When the man arrived in Paris, he went to the jewellery store and approached a guard in a beautiful blue uniform, stationed at the entrance. The guard asked the man if he wanted high-priced or mid-priced jewellery.

“High-priced,” the man said.

The guard directed him to the third floor.

The man went to the third floor and found another guard, this time in red uniform.

“Do you want coloured diamonds or clear diamonds?” he asked.

“Coloured,” was the answer.

“Third door to the left.”

Beside the door, there was a third guard in a green uniform.

“Yellow, red, or blue diamond?”

“Yellow,” the man said.

“Downstairs, on your right.”

He descended the stairs. On the right, a fourth guard in a black uniform stood by the door. The guard opened the door, and the man found himself back on the street.

When the man returned to his hometown, the friend asked him, “Did you buy anything?” “No,” the man replied, “but, boy, they sure have an incredibly organized system.”

Bureaucracy appears very well-organized, with systems and procedures, but if you analyse how functional those systems and procedures are, you might find out that a number of them do not serve any functional purpose.

How did it happen?

In civil service, by design, no one has control over the organization, like a CEO of a company has over the corporation he or she leads (1). The less control the leadership of an organization has, the bigger that organization’s bureaucracy will be because it is difficult for leadership to implement change, and when systems do not change, procedures become obsolete and cease to serve the functions for which they were created.

Making change happen requires the cooperation of people who don’t necessarily report to you. In civil service, the authority to approve change is with politicians and the power is with the trade unions and the media, making leading change a horrendously difficult process; it means political manoeuvring. That requires time and more energy than normal.

In a changing environment, an organization must change.
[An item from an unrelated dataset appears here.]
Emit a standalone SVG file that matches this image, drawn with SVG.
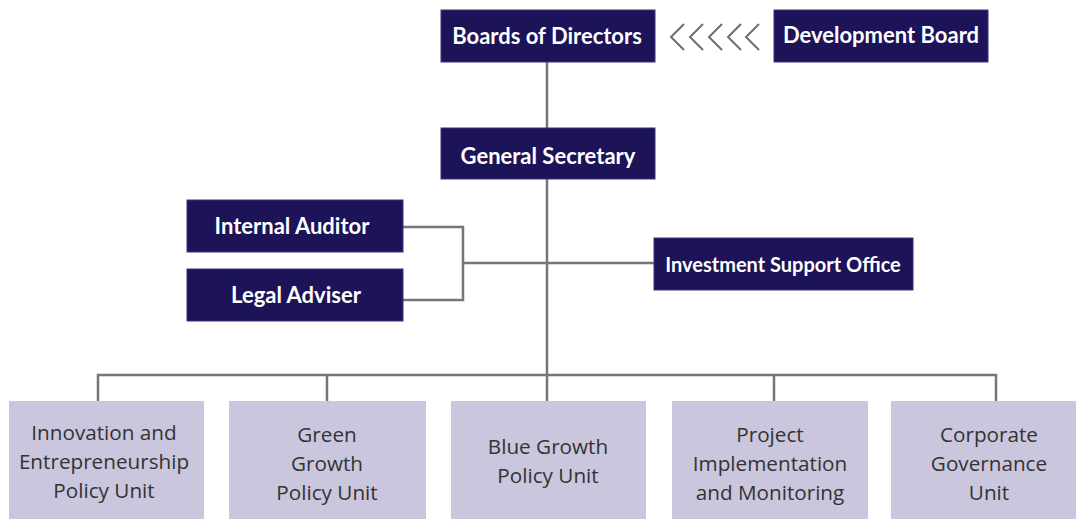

Because in civil service it is so difficult to change it will go through the motions, developing more and more procedures, as if more forms will produce a better function. The contrary is the truth.

We need to rethink and redesign what we have. In all countries where I consulted the leaders of those countries, I have recommended to establish a ministry, the strongest of them all, whose role is to lead change, to de-bureaucratize government machinery. Continuously. And all laws must have a date by when they become obsolete thus requiring a new legislation or renewal of the existing law. Otherwise they just accumulate and suffocate society.

Just thinking,

Dr Ichak Kalderon Adizes Founder and CEO, Adizes Institute Worldwide

(1) To me, this explains why Business CEOs and military generals feel lost and usually fail when they enter politics. They are used to having significant control over the organization they lead, definitely more than the control they will have leading a democracy or a civil service organization. The new environment confuses them.